Ayub menuturkan, masyarakat adat moi ke depan harus sadar dengan kehadiran investasi ekstraktif ini di kampung-kampung. Paling penting memastikan masyarakat tahu dan harus ada persetujuan dari masyarakat jika ada yang mau melepaskan tanahnya. Jangan mau kena tipu seperti yang sudah terjadi di beberapa kampung di Sorong.
“Saya paling takut itu saya punya tanah hilang. Paling penting itu, kalau bicara Moi bicara soal marag. Bicara marga bicara soal tanah. Kalau kita kehilangan tanah, kita kehilangan marga. Lalu kita kehilangan budaya, pangan, dan Orang Moi perlahan-lahan tergusur dari tanahnya sendiri,” katanya lagi.
Melianus Ulimpa dari pemuda adat Moi yang hadir di kegiatan juga berbagi pandangannya tntang masa depan Malamoi. Dia melihat masa depan anak-anak muda nanti tidak akan mengenal lagi budaya orang Moi jika semua tanah marga hilang dan berganti jadi sawit adan tambang. Apalagi, kedekatan orang Moi dengan hutan dan alam sangat erat. Terkhusus para perempuan Moi yang sering memanfaatkan hutan sebagai tempat meereka meramu, berkebun, dan mengolah hasil hutan menjadi obat dan makanan.
“Sekarang mulai terlihat bahwa perempuan di kampung keakraban mereka dengan dengan, pangan, perlahan-lahan bergser. Bahkan budaya pangan Orang Moi itu dekat sekali dengan perempuan. Jadi, jika mau melihat bagaimana budaya pangan menghilang, lihat saja bagaimana kehidupan para perempuan Moi di kampung,” tegasnya.

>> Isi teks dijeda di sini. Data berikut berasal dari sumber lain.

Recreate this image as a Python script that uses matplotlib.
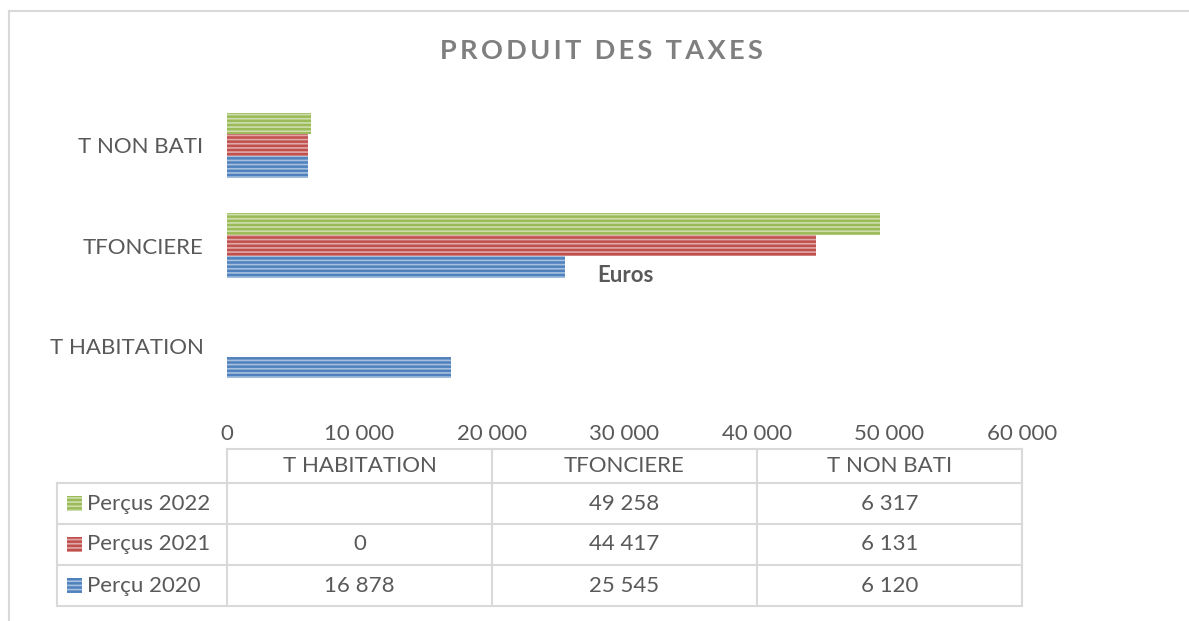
import matplotlib
matplotlib.use('Agg')
import matplotlib.pyplot as plt
from matplotlib.lines import Line2D
from matplotlib.patches import Rectangle

categories = ['T HABITATION', 'TFONCIERE', 'T NON BATI']
series_names = ['Perçu 2020', 'Perçus 2021', 'Perçus 2022']
percu_2020 = [16878, 25545, 6120]
percus_2021 = [0, 44417, 6131]
percus_2022 = [None, 49258, 6317]
series_values = [percu_2020, percus_2021, percus_2022]
colors = ['#4F81BD', '#C0504D', '#9BBB59']
stripe_colors = ['#A7C0DE', '#E0A8A6', '#CDDDAC']
xticks = [0, 10000, 20000, 30000, 40000, 50000, 60000]

W, H = 1189, 621
plt.rcParams['font.family'] = ['Lato', 'DejaVu Sans']
plt.rcParams['hatch.linewidth'] = 1.2
text_color = '#595959'
grid_color = '#D9D9D9'
fs = 16


def fx(x):
    return x / W


def fy(y):
    return 1 - y / H


def fmt(v):
    return '{:,}'.format(v).replace(',', ' ')


fig = plt.figure(figsize=(W / 100, H / 100), dpi=100)

# outer chart border
fig.add_artist(Line2D([fx(9), fx(W + 5)], [fy(11), fy(11)], color='#D9D9D9', lw=1.5))
fig.add_artist(Line2D([fx(9), fx(9)], [fy(11), fy(H + 5)], color='#D9D9D9', lw=1.5))

left, right, top, bottom = 227, 1022, 95, 396
ax = fig.add_axes([fx(left), fy(bottom), (right - left) / W, (bottom - top) / H])

bar_h = 0.216
offsets = [-bar_h, 0, bar_h]
for vals, off, c, sc in zip(series_values, offsets, colors, stripe_colors):
    for i, v in enumerate(vals):
        if v is None or v == 0:
            continue
        ax.barh(i + off, v, height=bar_h, color=c, edgecolor=sc, linewidth=0, hatch='----')

ax.set_xlim(0, 60000)
ax.set_ylim(-0.5, 2.5)
ax.set_xticks(xticks)
ax.set_xticklabels([fmt(t) for t in xticks], fontsize=fs, color=text_color)
ax.set_yticks(range(len(categories)))
ax.set_yticklabels(categories, fontsize=fs, color=text_color)
ax.tick_params(axis='x', length=0, pad=20)
ax.tick_params(axis='y', length=0, pad=17)
for s in ax.spines.values():
    s.set_visible(False)

title = '\u2009'.join('PRODUIT DES TAXES')
fig.text(fx(601), fy(51), title, ha='center', va='center',
         fontsize=19.5, fontweight='bold', color='#7F7F7F')
fig.text(fx(625), fy(275), 'Euros', ha='center', va='center', fontsize=fs,
         fontweight='bold', color=text_color)

# data table
col_x = [227, 492, 757, 1022]
label_x = 57
header_top, header_bot = 449, 483
row_lines = [483, 524, 565, 606]


def hline(x0, x1, y):
    fig.add_artist(Line2D([fx(x0), fx(x1)], [fy(y), fy(y)], color=grid_color, lw=1.5))


def vline(x, y0, y1):
    fig.add_artist(Line2D([fx(x), fx(x)], [fy(y0), fy(y1)], color=grid_color, lw=1.5))


hline(col_x[0], col_x[-1], header_top)
for y in row_lines:
    hline(label_x, col_x[-1], y)
for x in col_x:
    vline(x, header_top, row_lines[-1])
vline(label_x, row_lines[0], row_lines[-1])

for j, cat in enumerate(categories):
    fig.text(fx((col_x[j] + col_x[j + 1]) / 2), fy((header_top + header_bot) / 2), cat,
             ha='center', va='center', fontsize=fs, color=text_color)

# rows from top: 2022, 2021, 2020
for r, k in enumerate([2, 1, 0]):
    yc = (row_lines[r] + row_lines[r + 1]) / 2
    fig.add_artist(Rectangle((fx(67), fy(yc + 7)), 15 / W, 15 / H, facecolor=colors[k],
                             edgecolor=stripe_colors[k], linewidth=0, hatch='----'))
    fig.text(fx(87), fy(yc), series_names[k], ha='left', va='center', fontsize=fs,
             color=text_color)
    for j, v in enumerate(series_values[k]):
        if v is None:
            continue
        fig.text(fx((col_x[j] + col_x[j + 1]) / 2), fy(yc), fmt(v), ha='center',
                 va='center', fontsize=fs, color=text_color)

fig.savefig('out.png', dpi=100)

Zuhdi Siswanto, peneliti yang menulis buku soal “Malamoi: Budaya Pangan, Tanah, dan Identitas” menjelaskan temuan risetnya di lapangan. Pergeseran kedekatan Orang Moi dengan hutan dan alamnya itu terlihat jelas. Bisa dilihat dari penyajian piring makan di atas mejanya. Sagu harus berdampingan dengan nasi. Dan pergeseran ini berimbas pada budaya pangan itu sendiri.
Selain itu, temuan Zuhdi lainnya ialah peran perempuan jadi sangat penting dalam menjaga kehidupan Orang Moi. Perempuan tahu bagaimana menciptakan pangan dan mereka dekat hutan dan alam. Hutan menjadi area paling penting bagi perempuan Moi, tapi selalu dilupakan pada saat pengambilan keputusan dalam melepaskan tanah ke perusahaan.
“Distribusi sagu, pisang, kasbi, keladi, sayur gedi, dan pakis semua berasal dari tangan-tangan perempuan. Tapi sekarang kedekatan itu hilang. Alat berat lah yang paling dekat sekarang dengan hutan dan alam. Bukan manusianya lagi. Keretakan ini ala mini yang berimplikasi pada metabolis orang Moi. Hal ini semua karena tanah dijual. Dan Ketika tanah dijual, perempuan lah yang jadi korbannya,” terang Zuhdi saat memaparkan hasil risetnya pada kegiatan diskusi hasil riset pada perayaan hari pangan internasional di Sorong, 17 Oktober 2025.